I allow myself to succumb to the ebb and flow of the visual life in front of me.  I get up early and grab the camera (one camera) that I want to use based on how I feel in the moment.  I usually feel conflicted about taking more than one lens.  If I take two I find myself confused about which one might be best for each subject.  There is not "right" or "wrong" lens so the choice becomes mired in a web of countervailing possibilities.  My mind moves from decisive to indecisive and the energy that first attracted me to a subject seeps away, replaced with a paralyzing ambiguity.   One lens and one camera is best.  It's easier to wrap your vision around a subject than to be enslaved by choice.

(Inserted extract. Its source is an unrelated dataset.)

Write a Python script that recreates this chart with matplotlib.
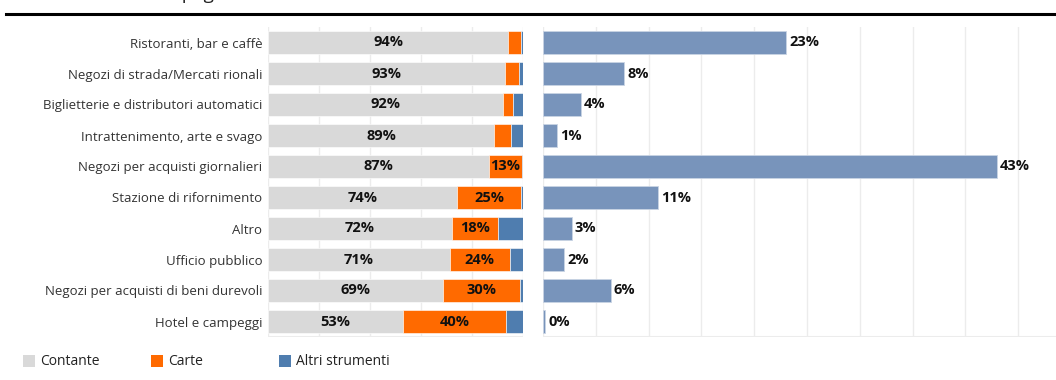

I want to look like everyone else in the street.  I want people to think, "There's a guy.  He has a camera."  Instead of,  "There's a photographer."  It seems transparently the same but it's not.   And the people you encounter shift their demeanor based on the display you create about yourself.  One camera and a lens might say, "Tourist",  while a bagful of paraphernalia marks you as someone actively hunting images.  You become someone who "wants" something from someone else instead of someone immersing themselves in the milieu.  And people are wary of other people who want things from them.


I don't linger unless I'm trying to line up and image.  If I work without feeling sneaky people very rarely take notice of what I'm doing.  If someone catches me "taking" their image I smile and ask, with my eyes, if it will be okay to take another one.  Sometimes I put the camera down and just savor a thing in front of me because I know its beauty might be transient and inappropriate for "image capture."  Like closing your eyes and enjoying the song rather than focusing on how to capture an image of the music.


When I go out for my walks I'm drawn to scenes that show what it's like to be human.  The couple falling in love.  The woman who seems displeased about something.  Perhaps it's her ice cream.  Maybe she didn't pass her driver's exam.  We've all been in both emotional places and the photographs have the power to remind me of my own feelings.  That's why I take them.


When I walk often and for a long time with one camera I come to know it in a much different way than I do a camera I pick up only every so often.  It's like driving a car for years and knowing just exactly where everything is.  Then, one day you take your car in for service and you get a loaner car, and everything feels awkward and out of place.  It hampers your ability to drive in the subconscious and fluid manner that you've become accustomed to.


People choose cameras for so many reasons.  But I think they largely overlooked how it will feel and wear after months and months or years and years of use.


Street photography requires that you suspend your own greed for success.  The things you think you'll find rarely come up.  But if you have a list of predetermined images in your head when you begin you will have made it so much harder to find the images you weren't looking for.  And those might be the images that will surprise and delight you exactly because you never knew you were looking for them until they found you.  If you learn to let go of the desire for control you'll learn to stop suffering for your art and start having fun.


Might sound like "New Age" madness or hippy stuff but before you go back out to shoot again try reading the Tao Te Ching and see if it changes how you react with the world.